This time of year, many of us are talking about New Year’s resolutions. But it seems more and more, when I ask people about their resolutions, the response is, “I don’t make resolutions.”
I must admit, even the anticipation of hearing this raises the hair on the back of my neck. Or, it would if I had any hair on the back of my neck. I’m not sure why that is, so I thought I’d analyze the reasons in a blog entry.
Upon denying they make resolutions, many people distinguish between goals and resolutions. So, I thought the first thing I’d do is go to one of my favorite websites, Dictionary.com to check out the distinction between a goal and a resolution. There, I found a distraction in the Word of the Day, which was “compotation” and the word in its definition, “tippling,” which I particularly liked. But, I digress. Back to resolution vs. goal:
[rez-uh–loo-shuh n] noun
- a formal expression of opinion or intention made.
- a resolve or determination: to make a firm resolution to do something.
- the act of resolving or determining upon an action or course of action, method, procedure, etc.
- the mental state or quality of being resolved or resolute;firmness of purpose
1. the result or achievement toward which effort is directed; aim; end.
Next, I hope you’ll indulge me while I brainstorm about the reasons for my “ire” over two little words—“no resolutions”:
- Hearing “I don’t make resolutions” kind of leaves me with the same feeling I had as a child when someone said, “No, I don’t want to play with you.”
- A New Year’s Eve without resolutions is like blowing out birthday candles without making a wish, French fries without ketchup, a movie without popcorn, a fairy godmother without magic.
- Maybe hearing “I don’t do resolutions” simply leaves me speechless and in an awkward silence. What is one to say in response?
- “Well, bless your little heart.”
4. Perhaps it’s simply a sign of grouchiness that comes with age. I always was an early bloomer.
So, in the spirit of Resolution’s definition #3 above, I have a resolution solution to the resolutions vs. goals debate:
Some resolutions can be made into goals, but some cannot. That doesn’t mean they shouldn’t be made. Take for example the resolutions listed in this photo by Paulo Coehlo. These are certainly some of my resolutions for 2013, but let’s see how well I can make goals:
1) Kiss slowly – place your lips onto those of someone you love and without being obvious, monitor the second hand on your watch up and to the count of at least ten seconds. Do this at least five times a day, seven days a week.
2) Laugh insanely – This can be accomplished in a variety of ways. Have drinks with an insanely funny friend. Get out the fart machine. Listen to someone else laugh. Here are a few of my favorites:
Begin and end at least three days a week with laughter. Problem with this one is, setting goals for insane laughter is hardly insane.
3) I think you get the picture, therefore I won’t entertain bore you with the goal-setting details of “love truly.”
4) However, I think when it comes to “forgive quickly,” I will set a goal.
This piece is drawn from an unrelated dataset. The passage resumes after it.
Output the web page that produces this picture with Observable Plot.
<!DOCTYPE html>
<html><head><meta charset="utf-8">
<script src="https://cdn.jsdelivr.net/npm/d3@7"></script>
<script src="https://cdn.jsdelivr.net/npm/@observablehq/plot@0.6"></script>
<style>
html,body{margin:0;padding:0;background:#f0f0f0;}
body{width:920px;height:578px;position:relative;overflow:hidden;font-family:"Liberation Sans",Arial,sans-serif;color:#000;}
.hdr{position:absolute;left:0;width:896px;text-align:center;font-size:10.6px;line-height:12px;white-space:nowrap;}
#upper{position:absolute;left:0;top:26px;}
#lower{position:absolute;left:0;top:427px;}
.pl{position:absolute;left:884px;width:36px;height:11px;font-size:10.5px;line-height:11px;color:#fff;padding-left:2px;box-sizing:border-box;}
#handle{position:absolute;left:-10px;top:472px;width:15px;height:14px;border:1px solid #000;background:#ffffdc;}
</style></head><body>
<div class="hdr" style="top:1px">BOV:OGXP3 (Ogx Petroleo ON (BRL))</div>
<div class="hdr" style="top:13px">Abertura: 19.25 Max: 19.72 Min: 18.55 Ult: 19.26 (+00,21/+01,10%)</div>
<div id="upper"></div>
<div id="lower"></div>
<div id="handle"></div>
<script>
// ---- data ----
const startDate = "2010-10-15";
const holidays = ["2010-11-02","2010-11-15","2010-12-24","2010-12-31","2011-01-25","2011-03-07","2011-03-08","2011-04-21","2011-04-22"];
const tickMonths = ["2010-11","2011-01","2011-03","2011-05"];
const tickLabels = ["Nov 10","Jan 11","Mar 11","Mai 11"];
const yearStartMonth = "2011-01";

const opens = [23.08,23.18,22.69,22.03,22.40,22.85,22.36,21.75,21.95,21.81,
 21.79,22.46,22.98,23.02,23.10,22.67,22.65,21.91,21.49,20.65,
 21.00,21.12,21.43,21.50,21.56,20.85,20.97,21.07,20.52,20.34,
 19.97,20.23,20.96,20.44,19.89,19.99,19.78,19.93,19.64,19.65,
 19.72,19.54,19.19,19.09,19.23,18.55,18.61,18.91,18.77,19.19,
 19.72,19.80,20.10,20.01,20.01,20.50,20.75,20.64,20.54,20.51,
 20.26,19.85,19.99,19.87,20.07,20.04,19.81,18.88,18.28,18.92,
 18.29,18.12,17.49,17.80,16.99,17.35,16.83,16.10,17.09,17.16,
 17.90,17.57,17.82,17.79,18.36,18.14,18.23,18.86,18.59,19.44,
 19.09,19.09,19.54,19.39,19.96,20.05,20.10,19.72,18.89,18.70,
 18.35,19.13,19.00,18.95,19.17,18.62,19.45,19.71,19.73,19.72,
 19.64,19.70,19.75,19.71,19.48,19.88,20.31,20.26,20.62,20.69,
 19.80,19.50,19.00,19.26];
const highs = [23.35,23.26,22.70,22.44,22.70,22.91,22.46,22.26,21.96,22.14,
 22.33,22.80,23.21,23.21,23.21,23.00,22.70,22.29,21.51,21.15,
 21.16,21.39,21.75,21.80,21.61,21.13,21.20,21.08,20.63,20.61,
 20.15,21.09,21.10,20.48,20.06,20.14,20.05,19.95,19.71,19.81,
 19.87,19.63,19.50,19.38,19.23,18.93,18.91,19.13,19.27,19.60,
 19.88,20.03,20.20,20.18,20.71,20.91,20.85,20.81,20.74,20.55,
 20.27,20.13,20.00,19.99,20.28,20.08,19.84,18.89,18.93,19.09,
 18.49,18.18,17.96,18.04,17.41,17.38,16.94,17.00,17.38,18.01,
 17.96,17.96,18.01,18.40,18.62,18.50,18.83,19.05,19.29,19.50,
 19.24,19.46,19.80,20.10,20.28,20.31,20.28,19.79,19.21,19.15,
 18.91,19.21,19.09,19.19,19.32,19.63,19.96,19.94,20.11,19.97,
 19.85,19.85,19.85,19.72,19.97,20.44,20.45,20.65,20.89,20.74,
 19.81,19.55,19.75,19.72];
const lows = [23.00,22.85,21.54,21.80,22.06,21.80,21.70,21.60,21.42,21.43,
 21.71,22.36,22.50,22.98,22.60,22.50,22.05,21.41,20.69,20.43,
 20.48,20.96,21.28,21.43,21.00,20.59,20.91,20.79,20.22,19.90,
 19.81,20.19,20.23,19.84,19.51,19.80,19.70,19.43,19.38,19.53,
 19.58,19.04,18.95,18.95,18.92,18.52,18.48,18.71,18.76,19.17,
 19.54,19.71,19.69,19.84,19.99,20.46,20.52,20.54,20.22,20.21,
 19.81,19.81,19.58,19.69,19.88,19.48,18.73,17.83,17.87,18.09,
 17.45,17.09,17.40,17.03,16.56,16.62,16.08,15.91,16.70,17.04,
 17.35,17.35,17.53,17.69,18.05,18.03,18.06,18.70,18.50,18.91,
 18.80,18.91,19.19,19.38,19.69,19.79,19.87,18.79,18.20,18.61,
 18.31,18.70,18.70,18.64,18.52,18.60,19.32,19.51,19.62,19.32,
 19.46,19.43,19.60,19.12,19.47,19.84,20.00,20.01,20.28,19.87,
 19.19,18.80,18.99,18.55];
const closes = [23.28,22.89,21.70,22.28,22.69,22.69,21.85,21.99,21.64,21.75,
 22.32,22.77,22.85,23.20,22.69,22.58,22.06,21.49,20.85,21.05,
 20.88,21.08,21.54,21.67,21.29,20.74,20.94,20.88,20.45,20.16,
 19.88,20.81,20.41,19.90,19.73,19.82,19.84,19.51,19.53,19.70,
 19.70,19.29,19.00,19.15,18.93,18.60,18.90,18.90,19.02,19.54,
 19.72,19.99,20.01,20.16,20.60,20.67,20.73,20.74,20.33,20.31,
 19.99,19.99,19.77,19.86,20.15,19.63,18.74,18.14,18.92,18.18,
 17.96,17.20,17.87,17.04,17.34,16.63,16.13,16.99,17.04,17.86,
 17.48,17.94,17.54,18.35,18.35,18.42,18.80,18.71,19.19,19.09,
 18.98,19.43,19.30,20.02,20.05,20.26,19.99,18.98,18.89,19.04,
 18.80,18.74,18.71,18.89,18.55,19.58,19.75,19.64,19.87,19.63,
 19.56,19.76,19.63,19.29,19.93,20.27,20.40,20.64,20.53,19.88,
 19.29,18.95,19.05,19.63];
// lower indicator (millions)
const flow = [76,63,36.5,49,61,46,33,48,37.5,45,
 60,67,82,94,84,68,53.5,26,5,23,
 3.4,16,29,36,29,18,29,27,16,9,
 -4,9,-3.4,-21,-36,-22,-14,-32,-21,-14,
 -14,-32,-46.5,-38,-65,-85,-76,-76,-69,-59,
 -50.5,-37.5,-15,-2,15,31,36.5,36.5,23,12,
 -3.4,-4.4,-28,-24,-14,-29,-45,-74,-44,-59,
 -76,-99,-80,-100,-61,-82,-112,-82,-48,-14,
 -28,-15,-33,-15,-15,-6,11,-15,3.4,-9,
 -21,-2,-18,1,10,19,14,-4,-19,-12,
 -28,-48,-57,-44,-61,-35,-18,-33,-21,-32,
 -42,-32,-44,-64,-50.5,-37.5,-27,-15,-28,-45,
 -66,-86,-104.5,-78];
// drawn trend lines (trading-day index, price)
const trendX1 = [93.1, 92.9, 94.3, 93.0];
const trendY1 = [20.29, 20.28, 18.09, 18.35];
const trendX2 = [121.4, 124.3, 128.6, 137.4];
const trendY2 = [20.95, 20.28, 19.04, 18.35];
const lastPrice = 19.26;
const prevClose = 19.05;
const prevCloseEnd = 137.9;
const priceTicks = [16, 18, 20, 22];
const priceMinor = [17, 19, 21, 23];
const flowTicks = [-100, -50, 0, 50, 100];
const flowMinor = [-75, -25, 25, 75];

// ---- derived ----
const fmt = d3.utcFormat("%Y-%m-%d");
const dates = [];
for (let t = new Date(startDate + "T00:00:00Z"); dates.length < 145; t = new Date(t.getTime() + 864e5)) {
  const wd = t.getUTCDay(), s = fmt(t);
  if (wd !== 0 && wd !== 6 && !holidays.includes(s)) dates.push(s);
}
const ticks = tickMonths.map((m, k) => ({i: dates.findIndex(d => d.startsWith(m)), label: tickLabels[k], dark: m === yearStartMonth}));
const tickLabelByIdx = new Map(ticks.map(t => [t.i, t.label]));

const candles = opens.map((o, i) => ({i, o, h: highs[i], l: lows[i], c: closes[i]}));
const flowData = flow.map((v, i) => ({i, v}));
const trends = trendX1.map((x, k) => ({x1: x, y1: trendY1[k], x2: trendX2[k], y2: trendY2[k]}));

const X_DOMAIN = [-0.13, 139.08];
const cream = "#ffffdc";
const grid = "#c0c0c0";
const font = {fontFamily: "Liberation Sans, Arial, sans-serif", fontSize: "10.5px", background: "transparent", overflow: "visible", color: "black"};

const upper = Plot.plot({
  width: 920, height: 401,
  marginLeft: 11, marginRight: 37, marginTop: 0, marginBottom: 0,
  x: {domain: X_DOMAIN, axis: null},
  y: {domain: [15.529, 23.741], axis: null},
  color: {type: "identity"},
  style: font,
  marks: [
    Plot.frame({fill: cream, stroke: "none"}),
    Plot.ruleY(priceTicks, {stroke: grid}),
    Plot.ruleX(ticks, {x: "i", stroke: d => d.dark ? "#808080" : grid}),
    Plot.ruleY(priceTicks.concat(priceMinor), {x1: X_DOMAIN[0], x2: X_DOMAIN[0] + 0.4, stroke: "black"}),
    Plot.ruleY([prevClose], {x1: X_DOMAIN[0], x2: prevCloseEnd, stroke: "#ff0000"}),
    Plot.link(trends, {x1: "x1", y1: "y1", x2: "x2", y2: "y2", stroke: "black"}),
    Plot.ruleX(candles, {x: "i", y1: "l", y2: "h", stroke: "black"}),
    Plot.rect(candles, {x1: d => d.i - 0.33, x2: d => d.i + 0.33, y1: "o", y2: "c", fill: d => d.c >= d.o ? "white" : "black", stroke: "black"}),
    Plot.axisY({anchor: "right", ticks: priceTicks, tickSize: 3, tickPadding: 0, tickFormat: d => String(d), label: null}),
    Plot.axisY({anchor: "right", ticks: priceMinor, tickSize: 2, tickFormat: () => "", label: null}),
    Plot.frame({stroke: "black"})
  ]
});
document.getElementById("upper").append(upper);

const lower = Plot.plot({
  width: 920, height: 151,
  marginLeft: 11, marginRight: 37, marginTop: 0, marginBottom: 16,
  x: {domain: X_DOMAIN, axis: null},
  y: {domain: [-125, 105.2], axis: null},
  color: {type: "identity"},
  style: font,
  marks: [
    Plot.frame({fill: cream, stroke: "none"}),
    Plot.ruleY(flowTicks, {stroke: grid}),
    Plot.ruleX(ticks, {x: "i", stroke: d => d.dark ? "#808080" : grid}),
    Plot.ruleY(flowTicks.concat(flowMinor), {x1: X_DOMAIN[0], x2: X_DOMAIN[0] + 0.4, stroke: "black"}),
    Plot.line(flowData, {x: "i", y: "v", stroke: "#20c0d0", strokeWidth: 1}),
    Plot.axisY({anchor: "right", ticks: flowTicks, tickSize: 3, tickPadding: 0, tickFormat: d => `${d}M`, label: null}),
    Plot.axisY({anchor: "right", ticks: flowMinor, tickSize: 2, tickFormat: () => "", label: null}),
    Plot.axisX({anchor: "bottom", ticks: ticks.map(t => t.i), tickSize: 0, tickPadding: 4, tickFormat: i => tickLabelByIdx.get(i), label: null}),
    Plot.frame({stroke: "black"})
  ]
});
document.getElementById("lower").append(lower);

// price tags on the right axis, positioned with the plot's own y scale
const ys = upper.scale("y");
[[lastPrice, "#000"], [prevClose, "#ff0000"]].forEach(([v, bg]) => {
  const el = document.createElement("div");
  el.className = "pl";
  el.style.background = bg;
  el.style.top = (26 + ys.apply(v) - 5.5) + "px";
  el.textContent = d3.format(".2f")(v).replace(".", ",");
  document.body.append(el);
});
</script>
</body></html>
Never withhold forgiveness beyond the length of time you can hold your breath.
I digress . . . again. Back to my point. There are benefits to both resolutions and goals, so I’ve resolved to do both this New Year’s Eve. In addition to the resolutions Mr. Coehlo listed in his photo, here are a few of my resolutions, followed by a few goals:
RESOLUTIONS (This is the magical part.)
- Focus on the positive.
- Watch less news and listen to more music.
- Try to see the “other side.”
- Live in the moment. Try not to reflect on the past or worry about the future.
GOALS (This is the practical part.)
- Get up by 5:30 each morning and spend from 5:30-7:00 either writing or editing.
- Spend 30 minutes on either the treadmill or rowing machine, at least four days a week.
- Do 20 minutes of yoga three days a week.
- Complete and upload “Mo’s Shadow” to Kindle by June 30.
- Complete and upload a book on haiku to Kindle by the end of 2013.
- Complete the first draft of the sequel to The Red Kimono by the end of 2013.
- Develop a speaking repertoire, adding at least three different topics.
Whether you are magical, practical or both (like me) about what’s in store for your 2013, I wish you the best of luck and happiness throughout the year!